Say, this story is beginning to have a baptismal ring to it. In our baptism, like Lazarus, we die with Christ. “Do you not know, “declares Paul in Romans, “that all of us who have been baptized into Christ Jesus were baptized into his death? Therefore we have been buried with him by baptism into death, so that, just as Christ was raised from the dead by the glory of the Father, so we too might walk in newness of life.”
So that’s what Jesus offers us. Not longer life, but newness of life. Granted, it’s natural for us want to live a good, long life and to want that for the ones we love. As Martin Luther King said on the eve of his death, “Longevity has its place.” But he went on to say, “The quality, not the longevity of life, is what’s important.” It’s the quality of life that we embrace in this community of the baptized.
W.H. Auden wrote, “Life is the destiny you are bound to refuse until you have consented to die.” In other words, we can’t receive the eternal life God gives us in Jesus until we consent to die.
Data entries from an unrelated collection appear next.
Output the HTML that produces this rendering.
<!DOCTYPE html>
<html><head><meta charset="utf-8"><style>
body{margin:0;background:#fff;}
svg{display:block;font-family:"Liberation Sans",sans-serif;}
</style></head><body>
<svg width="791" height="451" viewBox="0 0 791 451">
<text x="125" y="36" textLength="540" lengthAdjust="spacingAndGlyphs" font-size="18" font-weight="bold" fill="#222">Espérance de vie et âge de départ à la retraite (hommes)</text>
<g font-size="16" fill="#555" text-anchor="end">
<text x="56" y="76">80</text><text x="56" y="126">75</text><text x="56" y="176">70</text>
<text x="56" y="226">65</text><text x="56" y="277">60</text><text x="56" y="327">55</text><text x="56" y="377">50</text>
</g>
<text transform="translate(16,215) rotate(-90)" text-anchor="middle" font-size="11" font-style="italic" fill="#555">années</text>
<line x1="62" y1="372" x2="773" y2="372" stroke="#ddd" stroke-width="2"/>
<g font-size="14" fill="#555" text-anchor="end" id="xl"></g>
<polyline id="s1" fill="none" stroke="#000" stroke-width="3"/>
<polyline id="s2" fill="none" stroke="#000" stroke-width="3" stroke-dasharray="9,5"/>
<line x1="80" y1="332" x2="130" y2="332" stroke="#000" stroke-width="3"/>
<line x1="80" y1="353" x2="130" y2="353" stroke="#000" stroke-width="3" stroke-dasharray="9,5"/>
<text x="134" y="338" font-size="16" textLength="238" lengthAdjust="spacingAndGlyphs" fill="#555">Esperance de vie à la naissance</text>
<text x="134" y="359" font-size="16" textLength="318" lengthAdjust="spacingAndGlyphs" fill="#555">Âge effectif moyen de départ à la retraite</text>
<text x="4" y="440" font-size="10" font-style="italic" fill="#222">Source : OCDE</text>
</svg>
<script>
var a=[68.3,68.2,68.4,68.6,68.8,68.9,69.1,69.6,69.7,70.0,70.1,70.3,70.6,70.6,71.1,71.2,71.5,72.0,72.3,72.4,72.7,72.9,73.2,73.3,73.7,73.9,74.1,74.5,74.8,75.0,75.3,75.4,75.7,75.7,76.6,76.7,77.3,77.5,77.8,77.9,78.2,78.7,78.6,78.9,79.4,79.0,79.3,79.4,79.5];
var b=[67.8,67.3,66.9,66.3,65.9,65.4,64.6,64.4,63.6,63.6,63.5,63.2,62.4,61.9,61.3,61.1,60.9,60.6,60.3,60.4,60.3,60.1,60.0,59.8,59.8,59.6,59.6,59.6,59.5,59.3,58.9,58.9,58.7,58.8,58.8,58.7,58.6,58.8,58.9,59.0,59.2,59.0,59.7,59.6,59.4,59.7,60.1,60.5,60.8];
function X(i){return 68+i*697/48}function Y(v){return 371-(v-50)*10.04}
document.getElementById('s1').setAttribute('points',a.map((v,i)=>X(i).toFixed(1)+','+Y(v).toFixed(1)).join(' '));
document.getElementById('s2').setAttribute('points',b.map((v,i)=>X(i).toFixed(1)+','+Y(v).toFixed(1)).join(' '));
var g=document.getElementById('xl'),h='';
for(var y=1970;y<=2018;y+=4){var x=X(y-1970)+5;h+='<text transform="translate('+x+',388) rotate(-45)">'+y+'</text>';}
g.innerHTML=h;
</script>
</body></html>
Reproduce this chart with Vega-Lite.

Not only die in the temporal sense—even though accepting our mortality is part of it—but the kind of dying we are called to do every day: dying to self, dying to hate and enmity, dying to the need for revenge, for power, for security. The German theologian Dietrich Bonhoeffer put it so succinctly; ‘When Christ calls a person, he calls him to come and die.”
With Easter just around the corner, we hear Jesus cry out to us from the other side of the tomb. He shouts to you and to me, “Come forth, friend. Take up your cross and follow me. I am the resurrection and the life. Live in me and I’ll live in you…eternally! The end.